Engaging employees overseas – avoiding the pitfalls

17 Sep, 2012

Of all the decisions a developing business takes, expanding overseas can be one of the most important. Get it right and the rewards can be great. Get it wrong and it can prove to be a costly lesson. Roger James, Head of Employment Law at leading law firm Taylor Vinters, looks at practical steps a business should consider when employing someone overseas


Employment issues often carry the highest risk in terms of both potential compensation costs and operational problems caused by the loss of a key individual in a foreign land. Fortunately, through good planning and seeking early advice from advisors with experience in this area, most of the problems can be avoided, says Roger James…


Ironically, to get things right at the start of an international working relationship one has to wind forward to picture the end. Think about the issues and problems that might arise on a termination when appointing someone – especially when that person is to head up your business in the country in question. For example, know what is involved in removing any directorships, bank mandates and powers of attorney you might want to grant your new country manager before you bestow them on the individual. Work out your action plan in the event of an acrimonious parting of the ways later. Avoid having single directors if possible and consider using your UK-based executives as directors of the overseas subsidiary as an alternative to an untested new recruit, at least initially. 


Keep copies of all important documentation in your UK head office including employment contracts, share plans, leases, access to payroll records and information that may be relevant to determine applicable collective agreements such as job specifications and nature of work. Asking the local director you are proposing to fire for a copy of his employment contract is not considered good form! 


Diarise important dates such as lease renewals, equity vest dates and immigration deadlines. These may be useful for later.


It is vital to obtain an overview of employment law in the country in question. We provide our clients with a country guide setting out key points of local law which they should know and work with our clients to ensure there is an employment contract compliant with local laws. Do not simply use your UK contract overseas. Doing so can have serious adverse consequences. For example, if you use a UK restrictive covenant in Germany you can unwittingly expose the company to a compensation payment of up to six months’ salary on termination, even if you do not want to enforce the covenant.

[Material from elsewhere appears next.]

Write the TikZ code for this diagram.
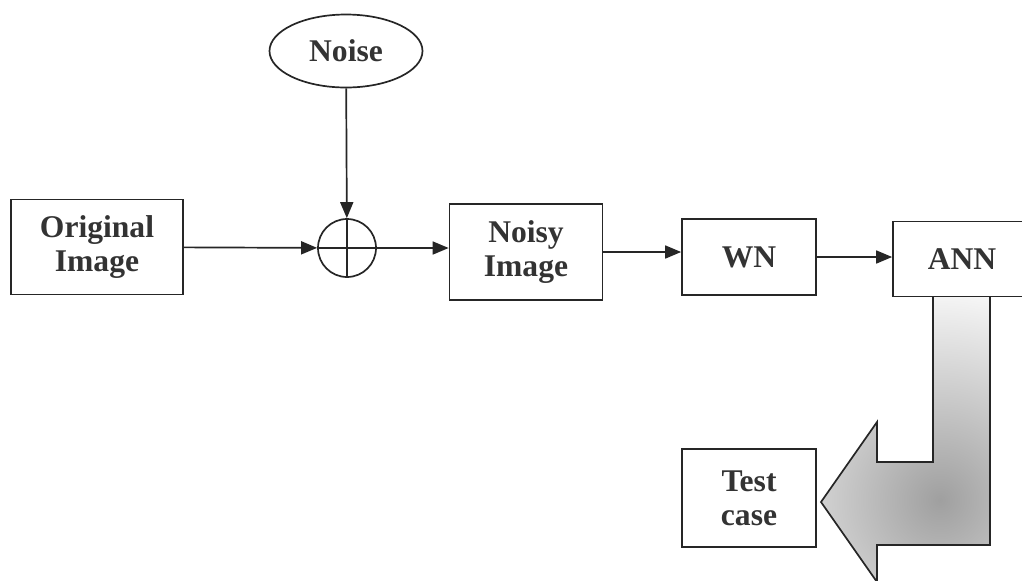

Get the identity of the employer right in the employment contract. Whether the home or local company is the employer will usually be dictated by tax, advice on which will be money well spent. 


The immigration situation will also need considering if you are seconding someone from the UK, as will consideration of the support you will provide in terms of living accommodation, shipping of possessions and any additional pay or benefits. Many employers offer some form of tax equalisation arrangement when sending someone on secondment – compensating the employee for any higher income tax rates he will encounter in the new country. Speak to your accountants about income tax and social security and any double taxation issues. 


Some countries including France require that the employment contract is translated into the local language to be legally valid – even if between two English-speaking parties. Overlook technicalities such as this at your peril. Employment law breaches in France can lead to criminal charges against individuals running a business.


With the right advice dealing with overseas appointments once you have found the right candidate should not consume much of your time or resources. Getting the relationship on a sound footing and planning for future eventualities should avoid the mishaps and war tales which can cause so much damage to your less well informed competitors.